Ecuador: Acclimating Hike with Great Views

Posted by: | January 24, 2011
Categories: *Expedition Dispatches *Ecuador

Saludos de Ecuador,

Our team hiked to the climbing hut on the Illiniza volcanoes today. The weather treated us well and afforded us great views of Cotopaxi and the Illinizas, north and south. The hike was enjoyable and everyone is feeling great. Right now we’re relaxing at the climbers’ hut, drinking tea and chewing the fat. Tomorrow morning we’ll get an early start and climb the ‘normal route’ on Illiniza Norte, which has some sections of 3rd class scrambling. Then we will descend the ‘scree route’ and continue on to our waiting vehicles. I’ll check in again tomorrow evening when we’re at the hacienda, Chilcabamba.

Hasta manana…
RMI Guide Mike Walter and crew


Ecuador: First Acclimatization Hike

Posted by: | January 23, 2011
Categories: *Expedition Dispatches *Ecuador

We spent our team’s first full day in Ecuador climbing Rucu Pichincha, an extinct ~15,500 foot volcano just west of Quito.
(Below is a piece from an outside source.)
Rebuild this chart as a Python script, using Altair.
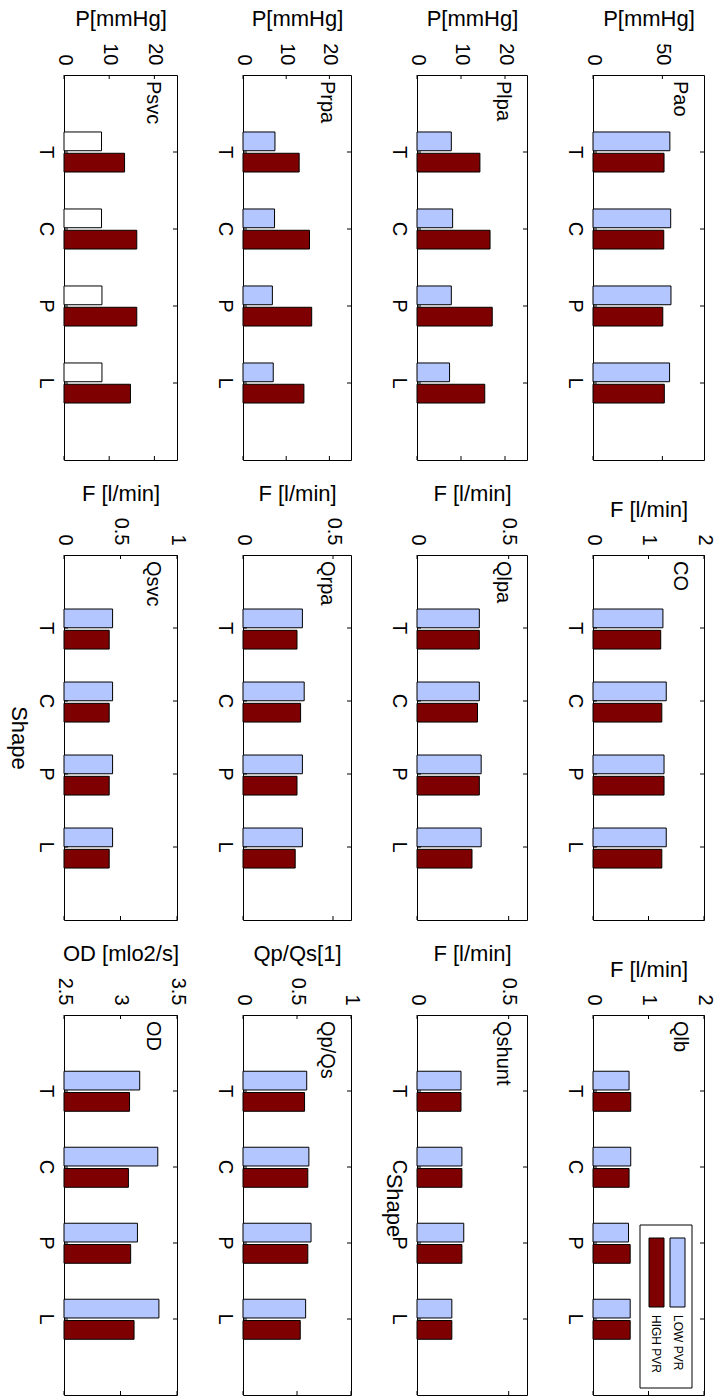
import altair as alt
import pandas as pd

FONT = "Liberation Sans"

shapes = ["T", "C", "P", "L"]
series = ["LOW PVR", "HIGH PVR"]

names = ["Psvc", "Prpa", "Plpa", "Pao",
         "Qsvc", "Qrpa", "Qlpa", "CO",
         "OD", "Qp/Qs", "Qshunt", "Qlb"]
units = ["P[mmHg]", "P[mmHg]", "P[mmHg]", "P[mmHg]",
         "F [l/min]", "F [l/min]", "F [l/min]", "F [l/min]",
         "OD [mlo2/s]", "Qp/Qs[1]", "F [l/min]", "F [l/min]"]
domains = [[0, 25], [0, 25], [0, 25], [0, 80],
           [0, 1], [0, 0.6], [0, 0.6], [0, 2],
           [2.5, 3.5], [0, 1], [0, 0.6], [0, 2]]
tick_values = [[0, 10, 20], [0, 10, 20], [0, 10, 20], [0, 50],
               [0, 0.5, 1], [0, 0.5], [0, 0.5], [0, 1, 2],
               [2.5, 3, 3.5], [0, 0.5, 1], [0, 0.5], [0, 1, 2]]

low_values = [
    [8.3, 8.3, 8.4, 8.4],
    [7.4, 7.3, 6.8, 7.0],
    [7.8, 8.1, 7.8, 7.4],
    [55.4, 56.0, 56.2, 55.2],
    [0.43, 0.43, 0.43, 0.43],
    [0.33, 0.34, 0.33, 0.33],
    [0.34, 0.34, 0.35, 0.35],
    [1.26, 1.32, 1.28, 1.32],
    [3.17, 3.33, 3.15, 3.34],
    [0.59, 0.61, 0.63, 0.58],
    [0.24, 0.245, 0.255, 0.19],
    [0.65, 0.68, 0.64, 0.67],
]
high_values = [
    [13.4, 16.1, 16.1, 14.7],
    [13.0, 15.4, 15.9, 14.1],
    [14.3, 16.6, 17.1, 15.4],
    [51.2, 51.0, 50.3, 51.4],
    [0.40, 0.40, 0.40, 0.40],
    [0.30, 0.32, 0.30, 0.29],
    [0.34, 0.33, 0.34, 0.30],
    [1.22, 1.24, 1.28, 1.24],
    [3.08, 3.07, 3.09, 3.12],
    [0.57, 0.60, 0.60, 0.53],
    [0.24, 0.245, 0.245, 0.19],
    [0.68, 0.65, 0.67, 0.67],
]

LOW_COLOR = "#b3c6ff"
HIGH_COLOR = "#7f0000"
low_colors = ["white"] + [LOW_COLOR] * 11

# panels with the "Shape" title and its horizontal offset from the panel edge
shape_title = {4: -46, 10: -24}
legend_panel = 11
legend_labels = ["LOW PVR", "HIGH PVR"]

col_widths = [113, 108, 110, 111]
row_heights = [385, 365, 380]


def panel(i):
    w = col_widths[i % 4]
    h = row_heights[i // 4]
    dom = domains[i]
    rows = []
    for s, vals, col in zip(series, [low_values[i], high_values[i]],
                            [low_colors[i], HIGH_COLOR]):
        for sh, v in zip(shapes, vals):
            rows.append({"shape": sh, "series": s, "value": v,
                         "base": dom[0], "col": col})
    df = pd.DataFrame(rows)

    xs = alt.Scale(domain=dom, nice=False, zero=False)
    ys = alt.Scale(domain=shapes, paddingInner=0.48, paddingOuter=0.74)

    yaxis_kw = dict(labelAngle=90, labelAlign="center", labelBaseline="top",
                    labelPadding=9, labelFontSize=20, ticks=False, domain=False,
                    grid=False, labelFont=FONT, labelColor="black")
    if i in shape_title:
        yaxis_kw.update(title="Shape", titleAngle=90, titleX=shape_title[i],
                        titleY=h / 2, titleAlign="center", titleBaseline="middle",
                        titleFontSize=22, titleFontWeight="normal",
                        titleFont=FONT, titleColor="black")
    else:
        yaxis_kw.update(title=None)

    bars = alt.Chart(df).mark_bar(stroke="black", strokeWidth=1).encode(
        x=alt.X("value:Q", scale=xs,
                axis=alt.Axis(orient="top", title=units[i], values=tick_values[i],
                              labelExpr="datum.value + ''", labelAngle=90,
                              labelAlign="right",
                              labelBaseline="middle", labelPadding=10,
                              labelFontSize=20, labelFlush=False, labelOverlap=False,
                              titleFontSize=22, titleFontWeight="normal",
                              titlePadding=12, ticks=False, domain=False, grid=False,
                              labelFont=FONT, titleFont=FONT,
                              labelColor="black", titleColor="black")),
        x2="base:Q",
        y=alt.Y("shape:N", scale=ys, axis=alt.Axis(**yaxis_kw)),
        yOffset=alt.YOffset("series:N",
                            scale=alt.Scale(domain=series, paddingInner=0.12, paddingOuter=0)),
        fill=alt.Fill("col:N", scale=None),
    )

    tdf = pd.DataFrame({"tick": tick_values[i]})
    top_ticks = alt.Chart(tdf).mark_rule(color="black", strokeWidth=1).encode(
        x=alt.X("tick:Q", scale=xs, axis=None), y=alt.value(0), y2=alt.value(4))
    bot_ticks = alt.Chart(tdf).mark_rule(color="black", strokeWidth=1).encode(
        x=alt.X("tick:Q", scale=xs, axis=None), y=alt.value(h - 4), y2=alt.value(h))

    cdf = pd.DataFrame({"shape": shapes})
    left_ticks = alt.Chart(cdf).mark_rule(color="black", strokeWidth=1).encode(
        y=alt.Y("shape:N", scale=ys, axis=None, bandPosition=0.5),
        x=alt.value(0), x2=alt.value(4))
    right_ticks = alt.Chart(cdf).mark_rule(color="black", strokeWidth=1).encode(
        y=alt.Y("shape:N", scale=ys, axis=None, bandPosition=0.5),
        x=alt.value(w - 4), x2=alt.value(w))

    label = alt.Chart(pd.DataFrame({"label": [names[i]]})).mark_text(
        angle=90, align="left", baseline="middle", fontSize=20, font=FONT,
        color="black").encode(
        x=alt.value(w - 24), y=alt.value(6), text="label:N")

    layers = [bars, top_ticks, bot_ticks, left_ticks, right_ticks, label]

    if i == legend_panel:
        box = alt.Chart(pd.DataFrame({"k": [0]})).mark_rect(
            fill="white", stroke="black", strokeWidth=1).encode(
            x=alt.value(47), x2=alt.value(99), y=alt.value(210), y2=alt.value(373))
        sw_low = alt.Chart(pd.DataFrame({"k": [legend_labels[0]]})).mark_rect(
            fill=LOW_COLOR, stroke="black", strokeWidth=1).encode(
            x=alt.value(77), x2=alt.value(92), y=alt.value(223), y2=alt.value(292))
        sw_high = alt.Chart(pd.DataFrame({"k": [legend_labels[1]]})).mark_rect(
            fill=HIGH_COLOR, stroke="black", strokeWidth=1).encode(
            x=alt.value(56), x2=alt.value(71), y=alt.value(223), y2=alt.value(292))
        t_low = alt.Chart(pd.DataFrame({"k": [legend_labels[0]]})).mark_text(
            angle=90, align="left", baseline="middle", fontSize=12, font=FONT,
            color="black").encode(x=alt.value(85), y=alt.value(300), text="k:N")
        t_high = alt.Chart(pd.DataFrame({"k": [legend_labels[1]]})).mark_text(
            angle=90, align="left", baseline="middle", fontSize=12, font=FONT,
            color="black").encode(x=alt.value(63), y=alt.value(300), text="k:N")
        layers += [box, sw_low, sw_high, t_low, t_high]

    return alt.layer(*layers).resolve_axis(
        x="independent", y="independent").properties(width=w, height=h)


panels = [panel(i) for i in range(12)]

chart = alt.concat(
    *panels, columns=4, spacing={"row": 95, "column": 66}, bounds="flush"
).properties(
    autosize=alt.AutoSizeParams(type="none"),
    padding={"left": 64, "top": 75, "right": 654, "bottom": 1322},
    background="white",
).configure(font=FONT).configure_view(
    stroke="black", strokeWidth=1, fill="white"
)

chart.save("out.html", embed_options={"renderer": "svg", "actions": False})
The approach to this climb is via a gondola that took us to ~13,500’, on the flanks of Rucu. Hiking for a couple hours put us up by the summit ridge. The weather was good—cloudy but dry and just cool enough to be comfortable for climbing. A few hundred feet of 3rd class scrambling got us to the summit. Any easy scramble back down and a relaxing hike back to the gondola wrapped up our first acclimatization climb.

After a nice dinner at the Magic Bean restaurant, we all retired to our rooms to rest and pack for the next leg of our trip: climbing Iliniza Norte. Everyone is doing well, and we’ll check back in tomorrow evening.